Since taking derivatives is a linear operator, we can focus on simply taking the derivative with respect to $x$ of $x \mapsto d^kf_y(x-y)^k$. So, let's just forget about all the clutter and rewrite the problem with modified notation as follows:

We have two Banach spaces $E,F$, a fixed vector $y \in E$, a continuous symmetric $k$-linear map $\omega: E^k \to F$. Now, we consider the map $E \to F$ defined by \begin{align} x \mapsto \omega(x-y, \dots x-y). \end{align} We wish to calculate its derivative at a point $x$.

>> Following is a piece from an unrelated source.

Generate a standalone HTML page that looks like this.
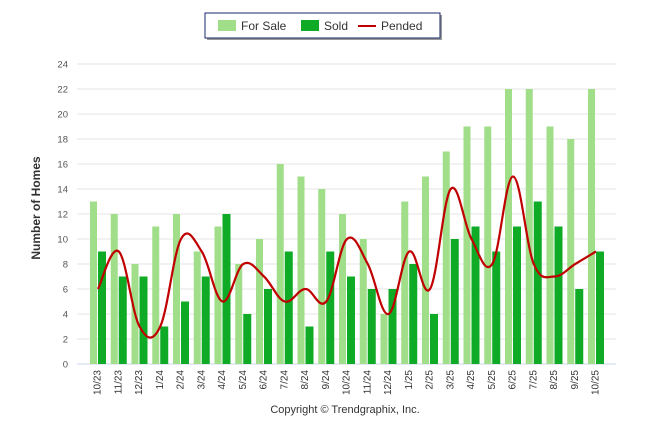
<!DOCTYPE html>
<html><head><meta charset="utf-8"><style>
body{margin:0;background:#fff;width:646px;height:434px;overflow:hidden;font-family:"Liberation Sans",sans-serif}
</style></head><body>
<svg id="c" width="646" height="434" xmlns="http://www.w3.org/2000/svg" font-family="Liberation Sans, sans-serif"></svg>
<script>
const categories=["10/23","11/23","12/23","1/24","2/24","3/24","4/24","5/24","6/24","7/24","8/24","9/24","10/24","11/24","12/24","1/25","2/25","3/25","4/25","5/25","6/25","7/25","8/25","9/25","10/25"];
const forSale=[13,12,8,11,12,9,11,8,10,16,15,14,12,10,4,13,15,17,19,19,22,22,19,18,22];
const sold=[9,7,7,3,5,7,12,4,6,9,3,9,7,6,6,8,4,10,11,9,11,13,11,6,9];
const pended=[6,9,3,3,10,9,5,8,7,5,6,5,10,8,4,9,6,14,10,8,15,8,7,8,9];
const yTicks=[0,2,4,6,8,10,12,14,16,18,20,22,24];
const NS="http://www.w3.org/2000/svg",svg=document.getElementById('c');
function mk(t,a,p){const e=document.createElementNS(NS,t);for(const k in a)e.setAttribute(k,a[k]);(p||svg).appendChild(e);return e;}
const y=v=>364-v*12.5;
const x=i=>97+i*20.75;
for(const t of yTicks){
 const g=mk('line',{x1:77,x2:616,y1:y(t),y2:y(t),stroke:t?'#e6e6e6':'#ccd6eb','stroke-width':1});
 
 const l=mk('text',{x:68,y:y(t)+3.5,'text-anchor':'end','font-size':9.5,fill:'#555'});l.textContent=t;
 
}
categories.forEach((c,i)=>{
 const b=mk('rect',{x:x(i)-7,y:y(forSale[i]),width:7,height:forSale[i]*12.5,fill:'#a0de8a'});
 
 const s=mk('rect',{x:x(i)+1,y:y(sold[i]),width:8,height:sold[i]*12.5,fill:'#0fab27'});
 
 const t=mk('text',{transform:`translate(${x(i)+3.5},370) rotate(-90)`,'text-anchor':'end','font-size':10,fill:'#333'});t.textContent=c;
 
});
const pts=pended.map((v,i)=>[x(i)+1,y(v)]);
let d='M'+pts[0][0]+','+pts[0][1];
for(let i=0;i<pts.length-1;i++){
 const p0=pts[Math.max(0,i-1)],p1=pts[i],p2=pts[i+1],p3=pts[Math.min(pts.length-1,i+2)];
 const k=1/5.5;
 d+=` C${p1[0]+(p2[0]-p0[0])*k},${p1[1]+(p2[1]-p0[1])*k} ${p2[0]-(p3[0]-p1[0])*k},${p2[1]-(p3[1]-p1[1])*k} ${p2[0]},${p2[1]}`;
}
const ln=mk('path',{d:d,fill:'none',stroke:'#c00000','stroke-width':2.2});

const yt=mk('text',{transform:'translate(40,208) rotate(-90)','text-anchor':'middle','font-size':12,'font-weight':'bold',fill:'#333'});yt.textContent='Number of Homes';

const cp=mk('text',{x:345,y:413,'text-anchor':'middle','font-size':11,fill:'#333'});cp.textContent='Copyright © Trendgraphix, Inc.';

const lg=mk('g',{});
mk('rect',{x:207,y:15,width:235,height:25,fill:'#999'},lg);
mk('rect',{x:205,y:13,width:235,height:25,fill:'#fff',stroke:'#1a2a6c','stroke-width':1},lg);
const items=[['For Sale','#a0de8a',218,'rect'],['Sold','#0fab27',301,'rect'],['Pended','#c00000',358,'line']];
for(const [n,col,lx,typ] of items){
 const g=mk('g',{},lg);
 if(typ==='rect')mk('rect',{x:lx,y:20,width:18,height:11,fill:col},g);
 else mk('line',{x1:lx,x2:lx+18,y1:26,y2:26,stroke:col,'stroke-width':2},g);
 const t=mk('text',{x:lx+23,y:30,'font-size':12,fill:'#333'},g);t.textContent=n;
}
</script>
</body></html>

To aid in this calculation, it might be clearer to introduce the following maps: $\sigma: E \to E$ defined by \begin{align} \sigma(x) := x-y, \end{align} the subtraction map, and also the "diagonal map" $\delta: E \to E^k$ \begin{align} \delta(x) &:= (x, \dots, x) \in E^k. \end{align} Then, the map we want to consider is $\omega \circ \delta \circ \sigma$. Let's calculate the derivative at a point $x$: \begin{align} d(\omega \circ \delta \circ \sigma)_x &= d \omega_{(\delta \circ \sigma)(x)} \circ d \delta_{\sigma(x)} \circ d \sigma_x \\ &= d \omega_{(\delta \circ \sigma)(x)} \circ \delta \circ \text{id}_E \tag{$\ddot{\smile}$} \end{align} where the last line is because $\delta$ and $\sigma$ are continuous linear and affine transformations respectively. We now recall that since $\omega$ is continuous and multilinear, \begin{align} d \omega_{(x_1, \dots, x_k)}(s_1, \dots, s_k) &= \sum_{i=1}^k \omega(x_1, \dots, \underbrace{s_i}_{i^{th} \text{ spot}}, \dots, x_k ) \end{align} So, now, let's evaluate $(\ddot{\smile})$ on a vector $s \in E$: \begin{align} (d \omega_{(\delta \circ \sigma)(x)} \circ \delta)(s) &= d \omega_{(x-y, \dots, x-y)}\left(s, \dots, s \right) \\ &= \sum_{i=1}^k \omega(x-y, \dots, \underbrace{s}_{i^{th} \text{ spot}}, \dots, x-y) \\ &= \sum_{i=1}^k \omega(x-y, \dots, x-y, s) \\ &= k \cdot \omega(x-y, \dots, x-y, s), \end{align} where in the second last line I used the symmetry of $\omega$.


So, finally lets put this all together for your original question. We have: \begin{align} d(T_{n}\left( \cdot, y)\right)_x(s) &= \sum_{k=0}^n \dfrac{k \cdot (d^kf)_y(x-y, \dots, x-y, s)}{k!} \end{align} The $k=0$ term is clearly $0$; I leave it to you to clean up the expression in whichever way you find fitting.